Além de desprivatizar as famílias e eliminar a dominação machista no seu interior e na sociedade como um todo, precisamos erigir o princípio do cuidar como central da nova economia. Devemos recorrer à etimologia da palavra economia, simbiose da vida humana com a natureza, a indispensável vida em comunidade, onde se convive e se compartilha tudo, organiza-se os territórios humanos como forma de viver segundo as potencialidades e limites do lugar que ocupamos. Cuidar é um imperativo ético para dentro do humano e da nossa relação com a natureza. Sem cuidado, a atmosfera foi colonizada pelas emissões de carbono das grandes corporações econômicas, dos mais ricos e poderosos, pelo consumismo do luxo crescente e do lixo. Sem cuidado, se fez a empreitada colonial de conquista de povos e seus territórios e, hoje, continua a disputa desenfreada, com guerras, se necessário, dos nossos recursos naturais. Sem cuidado – a Eco 92 adotou o princípio da precaução, sistematicamente desrespeitado até aqui –, estamos desenvolvendo sementes transgênicas e destruindo a biodiversidade ainda existente. Sem cuidado, estamos poluindo a água, ameaçando a vida nos oceanos, desmatando e criando desertos. A economia verde que sai dos documentos oficiais da ONU ignora todas estas questões vitais para a sustentabilidade.
O cuidar tem como corolários o conviver e o compartilhar. Para florescer, a economia do cuidado depende da comunidade e das relações de amizade, do conviver e compartilhar que a comunidade propicia. Aí florescem a vida cultural, as festas, o sonho, o imaginário, as crenças que dão sentido e direção ao viver. Na vida social e comunitária, desenvolvem-se a cooperação e o interesse comum pela convivência e pelo compartilhamento. Por isto, são indispensáveis para a comunicação, para a linguagem, para o aprendizado. Os conhecimentos, por sua vez, não existiriam não fosse o compartilhamento. Nada mais absurdo do que uma economia baseada na propriedade intelectual privada, hoje uma grande frente de negócios. A propriedade intelectual de conhecimentos e de cultura privatiza uma dimensão essencial da vida em sociedade.
Cuidar, conviver e compartilhar devem orientar a transformação da economia e do poder, do local ao mundial, para criar bases de sustentabilidade da vida. Não podemos continuar com uma produção que destrói os nossos “comuns” e, no seu rastro, deixa montanhas de lixo e mares poluídos, florestas queimadas e as entranhas da terra violadas pela mineração sem freios. Precisamos renovar e regenerar, trocar com a natureza, respeitá-la, sem ultrapassar a pegada ecológica para a sua integridade e para gerações futuras. Usar preservando é cuidar, conviver e compartir, entre nós e com a humanidade inteira, de hoje e de amanhã.

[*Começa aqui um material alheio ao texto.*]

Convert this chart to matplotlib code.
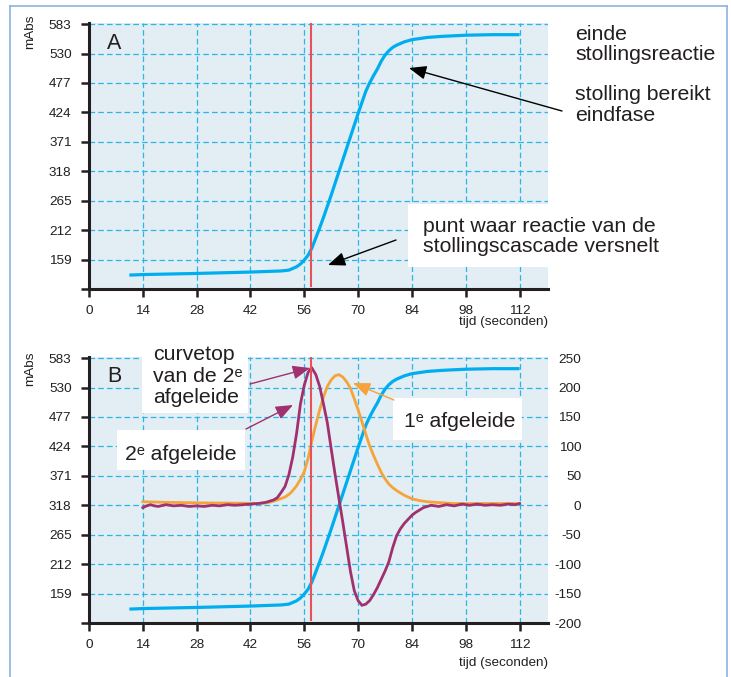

Como desmascarar as negociações oficiais se nada disto será tratado na Conferência da ONU? O desafio é grande para organizações de cidadania ativa, movimentos sociais, redes e fóruns da sociedade civil. O fato é que não podemos esperar mais. Cada um pode fazer a sua parte. A resistência e a ofensiva cidadã sempre fazem a diferença, nas piores condições possíveis. Juntemo-nos a todos os grupos espalhados pelo mundo que ousam dizer que outro mundo é possível.